§ **Available data**:
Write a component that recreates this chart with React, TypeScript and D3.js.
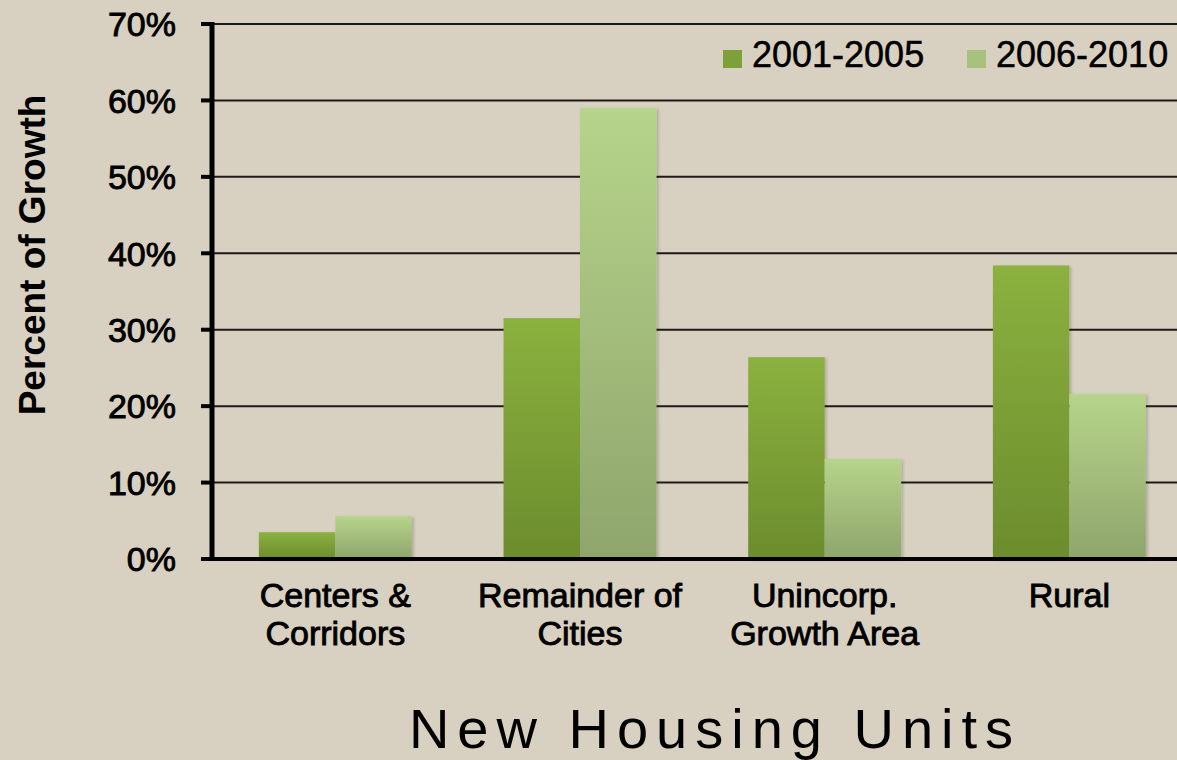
import React from "react";
import * as d3 from "d3";

const categories: string[][] = [
  ["Centers &", "Corridors"],
  ["Remainder of", "Cities"],
  ["Unincorp.", "Growth Area"],
  ["Rural"],
];
const seriesNames = ["2001-2005", "2006-2010"];
const values2001_2005 = [3.5, 31.5, 26.4, 38.4];
const values2006_2010 = [5.6, 59.0, 13.1, 21.6];
const yTicks = [0, 10, 20, 30, 40, 50, 60, 70];

const W = 1177;
const H = 760;
const BG = "#d8d0c0";

export default function App() {
  const catKeys = categories.map((c) => c.join(" "));
  const x = d3
    .scaleBand<string>()
    .domain(catKeys)
    .range([213, 213 + 4 * 244.67])
    .paddingInner(0.375)
    .paddingOuter(0.1875);
  const xs = d3.scaleBand<string>().domain(seriesNames).range([0, x.bandwidth()]);
  const y = d3.scaleLinear().domain([0, 70]).range([559, 24]);
  const seriesVals = [values2001_2005, values2006_2010];
  const grads = ["gDark", "gLight"];
  const legendFill = ["#7da038", "#a6c27c"];

  return (
    <svg
      width={W}
      height={H}
      style={{ position: "fixed", left: 0, top: 0, display: "block" }}
      fontFamily="'Liberation Sans', Arial, sans-serif"
    >
      <defs>
        <linearGradient id="gDark" x1="0" y1="0" x2="0" y2="1">
          <stop offset="0" stopColor="#8bb13f" />
          <stop offset="1" stopColor="#6c8c2d" />
        </linearGradient>
        <linearGradient id="gLight" x1="0" y1="0" x2="0" y2="1">
          <stop offset="0" stopColor="#b6d48b" />
          <stop offset="1" stopColor="#8fa56c" />
        </linearGradient>
        <filter id="shadow" x="-10%" y="-10%" width="130%" height="130%">
          <feDropShadow dx="2" dy="1" stdDeviation="1.5" floodColor="#000" floodOpacity="0.18" />
        </filter>
      </defs>
      <rect x={0} y={0} width={W} height={H} fill={BG} />

      {/* gridlines */}
      {yTicks
        .filter((t) => t > 0)
        .map((t) => (
          <line key={t} x1={213} x2={W} y1={y(t)} y2={y(t)} stroke="#1e1a16" strokeWidth={2} />
        ))}

      {/* bars */}
      {categories.map((c, i) => (
        <g key={i} transform={`translate(${x(catKeys[i])},0)`}>
          {seriesNames.map((s, j) => (
            <rect
              key={s}
              x={xs(s)}
              width={xs.bandwidth()}
              y={y(seriesVals[j][i])}
              height={y(0) - y(seriesVals[j][i])}
              fill={`url(#${grads[j]})`}
              filter="url(#shadow)"
            />
          ))}
        </g>
      ))}

      {/* axes */}
      <line x1={212} x2={212} y1={22} y2={561} stroke="#000" strokeWidth={5} />
      <line x1={210} x2={W} y1={y(0)} y2={y(0)} stroke="#000" strokeWidth={4} />
      {yTicks.map((t) => (
        <g key={t}>
          <line x1={201} x2={213} y1={y(t)} y2={y(t)} stroke="#000" strokeWidth={4} />
          <text
            x={176}
            y={y(t)}
            dy="0.36em"
            textAnchor="end"
            fontSize={34}
            fill="#000"
            stroke="#000"
            strokeWidth={0.9}
          >
            {t}%
          </text>
        </g>
      ))}

      {/* category labels */}
      {categories.map((c, i) => (
        <text
          key={i}
          x={(x(catKeys[i]) as number) + x.bandwidth() / 2}
          y={607}
          textAnchor="middle"
          fontSize={34}
          fill="#000"
          stroke="#000"
          strokeWidth={0.9}
        >
          {c.map((line, k) => (
            <tspan key={k} x={(x(catKeys[i]) as number) + x.bandwidth() / 2} dy={k === 0 ? 0 : 38}>
              {line}
            </tspan>
          ))}
        </text>
      ))}

      {/* y title */}
      <text
        transform="translate(45,255) rotate(-90)"
        textAnchor="middle"
        fontSize={37}
        fontWeight="bold"
        fill="#000"
      >
        Percent of Growth
      </text>

      {/* legend */}
      {seriesNames.map((s, j) => {
        const lx = [723, 967][j];
        return (
          <g key={s}>
            <rect x={lx} y={50} width={19} height={18} fill={legendFill[j]} />
            <text x={lx + 29} y={67} fontSize={36} fill="#000" stroke="#000" strokeWidth={0.5}>
              {s}
            </text>
          </g>
        );
      })}

      {/* title */}
      <text x={715} y={748} textAnchor="middle" fontSize={56} letterSpacing={8} fill="#000">
        New Housing Units
      </text>
    </svg>
  );
}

§ **What the task asks**: Repeat the data exactly, excluding the pictures.

§ **Correct output**:
Write a component that recreates this chart with React, TypeScript and D3.js.
import React from "react";
import * as d3 from "d3";

const categories: string[][] = [
  ["Centers &", "Corridors"],
  ["Remainder of", "Cities"],
  ["Unincorp.", "Growth Area"],
  ["Rural"],
];
const seriesNames = ["2001-2005", "2006-2010"];
const values2001_2005 = [3.5, 31.5, 26.4, 38.4];
const values2006_2010 = [5.6, 59.0, 13.1, 21.6];
const yTicks = [0, 10, 20, 30, 40, 50, 60, 70];

const W = 1177;
const H = 760;
const BG = "#d8d0c0";

export default function App() {
  const catKeys = categories.map((c) => c.join(" "));
  const x = d3
    .scaleBand<string>()
    .domain(catKeys)
    .range([213, 213 + 4 * 244.67])
    .paddingInner(0.375)
    .paddingOuter(0.1875);
  const xs = d3.scaleBand<string>().domain(seriesNames).range([0, x.bandwidth()]);
  const y = d3.scaleLinear().domain([0, 70]).range([559, 24]);
  const seriesVals = [values2001_2005, values2006_2010];
  const grads = ["gDark", "gLight"];
  const legendFill = ["#7da038", "#a6c27c"];

  return (
    <svg
      width={W}
      height={H}
      style={{ position: "fixed", left: 0, top: 0, display: "block" }}
      fontFamily="'Liberation Sans', Arial, sans-serif"
    >
      <defs>
        <linearGradient id="gDark" x1="0" y1="0" x2="0" y2="1">
          <stop offset="0" stopColor="#8bb13f" />
          <stop offset="1" stopColor="#6c8c2d" />
        </linearGradient>
        <linearGradient id="gLight" x1="0" y1="0" x2="0" y2="1">
          <stop offset="0" stopColor="#b6d48b" />
          <stop offset="1" stopColor="#8fa56c" />
        </linearGradient>
        <filter id="shadow" x="-10%" y="-10%" width="130%" height="130%">
          <feDropShadow dx="2" dy="1" stdDeviation="1.5" floodColor="#000" floodOpacity="0.18" />
        </filter>
      </defs>
      <rect x={0} y={0} width={W} height={H} fill={BG} />

      {/* gridlines */}
      {yTicks
        .filter((t) => t > 0)
        .map((t) => (
          <line key={t} x1={213} x2={W} y1={y(t)} y2={y(t)} stroke="#1e1a16" strokeWidth={2} />
        ))}

      {/* bars */}
      {categories.map((c, i) => (
        <g key={i} transform={`translate(${x(catKeys[i])},0)`}>
          {seriesNames.map((s, j) => (
            <rect
              key={s}
              x={xs(s)}
              width={xs.bandwidth()}
              y={y(seriesVals[j][i])}
              height={y(0) - y(seriesVals[j][i])}
              fill={`url(#${grads[j]})`}
              filter="url(#shadow)"
            />
          ))}
        </g>
      ))}

      {/* axes */}
      <line x1={212} x2={212} y1={22} y2={561} stroke="#000" strokeWidth={5} />
      <line x1={210} x2={W} y1={y(0)} y2={y(0)} stroke="#000" strokeWidth={4} />
      {yTicks.map((t) => (
        <g key={t}>
          <line x1={201} x2={213} y1={y(t)} y2={y(t)} stroke="#000" strokeWidth={4} />
          <text
            x={176}
            y={y(t)}
            dy="0.36em"
            textAnchor="end"
            fontSize={34}
            fill="#000"
            stroke="#000"
            strokeWidth={0.9}
          >
            {t}%
          </text>
        </g>
      ))}

      {/* category labels */}
      {categories.map((c, i) => (
        <text
          key={i}
          x={(x(catKeys[i]) as number) + x.bandwidth() / 2}
          y={607}
          textAnchor="middle"
          fontSize={34}
          fill="#000"
          stroke="#000"
          strokeWidth={0.9}
        >
          {c.map((line, k) => (
            <tspan key={k} x={(x(catKeys[i]) as number) + x.bandwidth() / 2} dy={k === 0 ? 0 : 38}>
              {line}
            </tspan>
          ))}
        </text>
      ))}

      {/* y title */}
      <text
        transform="translate(45,255) rotate(-90)"
        textAnchor="middle"
        fontSize={37}
        fontWeight="bold"
        fill="#000"
      >
        Percent of Growth
      </text>

      {/* legend */}
      {seriesNames.map((s, j) => {
        const lx = [723, 967][j];
        return (
          <g key={s}>
            <rect x={lx} y={50} width={19} height={18} fill={legendFill[j]} />
            <text x={lx + 29} y={67} fontSize={36} fill="#000" stroke="#000" strokeWidth={0.5}>
              {s}
            </text>
          </g>
        );
      })}

      {/* title */}
      <text x={715} y={748} textAnchor="middle" fontSize={56} letterSpacing={8} fill="#000">
        New Housing Units
      </text>
    </svg>
  );
}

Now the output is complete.